3 Bad Budgeting Habits to Kick to the Curb

If there is one part of doing business that most business owners dislike (other than taxes), it’s budgeting. Budgets are often seen as a necessary evil, an exercise to get done as quickly as you can so that you can get back to running the company. Here are three common budgeting mistakes that can get a small business owner in trouble.

#1: Unrealistic goals

The budget is only useful if it gives you good information to set your sights and correct your course. Said another way, if your map is wrong, the road to your destination may not end the way you like. It’s critical to invest time and thought into building a budget that’s as accurate as possible.

Keep in mind that reality is virtually guaranteed to look different from your best guess, no matter how hard you’ve worked at making it. Don’t worry too much about getting the numbers exactly right – instead, focus on dynamic relationships between the numbers. How are your operating expenses tied to your sales? Sometimes the relationship is linear, and sometimes expenses jump as you hit the next tier.

Small business owners should also stress-test their budgets with what-if scenarios. What happens if a key supplier or customer goes out of business? What about a possible bump or boom in the economy? Asking these questions will improve your preparedness for whatever happens during the year.

#2: Too much focus on the revenue

Revenue is a great target. It’s easy to track. It’s the biggest number in your budget, and watching it climb up makes everyone happy. However, not enough focus on the bottom line can be disastrous.

No matter how small and efficient your business model, no small business owner gets to keep everything they bring in. There’s payroll, rent, supply costs, and taxes. The exact expense mix will vary by business, and it’s important to keep a close eye on the money flowing out of your business.

#3: Failing to set aside the money for quarterly tax payments

Taxes are inevitable. Filing timelines are known ahead of time. And yet, many small business owners are caught off-guard come March 15. Coming up with a big tax payment in a pinch can strain cashflow and create a lot of stress, especially if it requires the business owner to dip into personal savings or resort to financing.

There is a solution. It’s simple, but it does require discipline, which makes it a perfect issue to address during the budgeting cycle. Plan for tax payments at the lowest possible level and bake it into your normal workflows. For example, if you pay yourself (or your employees) bi-weekly, make that your time to set aside the money for taxes. Small transfers placed in a designated account will add up over time – and you will be happy you had done it come tax time!

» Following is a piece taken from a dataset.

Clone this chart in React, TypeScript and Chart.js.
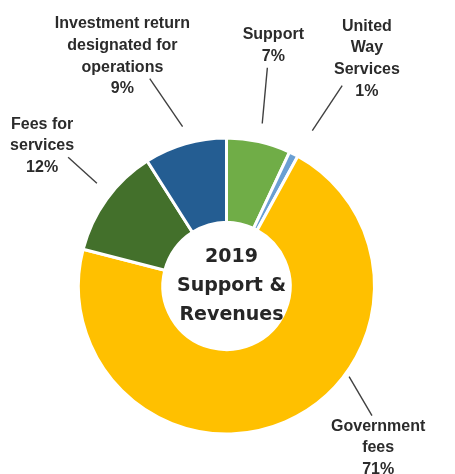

3 bad small business budgeting habits to kick to the curb

A great budget can become a useful tool to help grow your company and build your personal safety net. In order to get the most out of it, make sure that you begin with an accurate baseline. Focus on the bottom line as well as your sales, and create a habit around setting aside tax money during the year.

There is one other common budgeting mistake that costs small business owners a lot of money. It’s hiring the wrong people. This may not look budget-related, but an average cost of a bad hire is 30% of his or her first-year salary. That can punch a hole through your operating expenses, and if you need to replace a mid-level employee, the cost gets even higher. So, don’t cut corners in the hiring process. Check references and insist on the skill-set that’s required for success.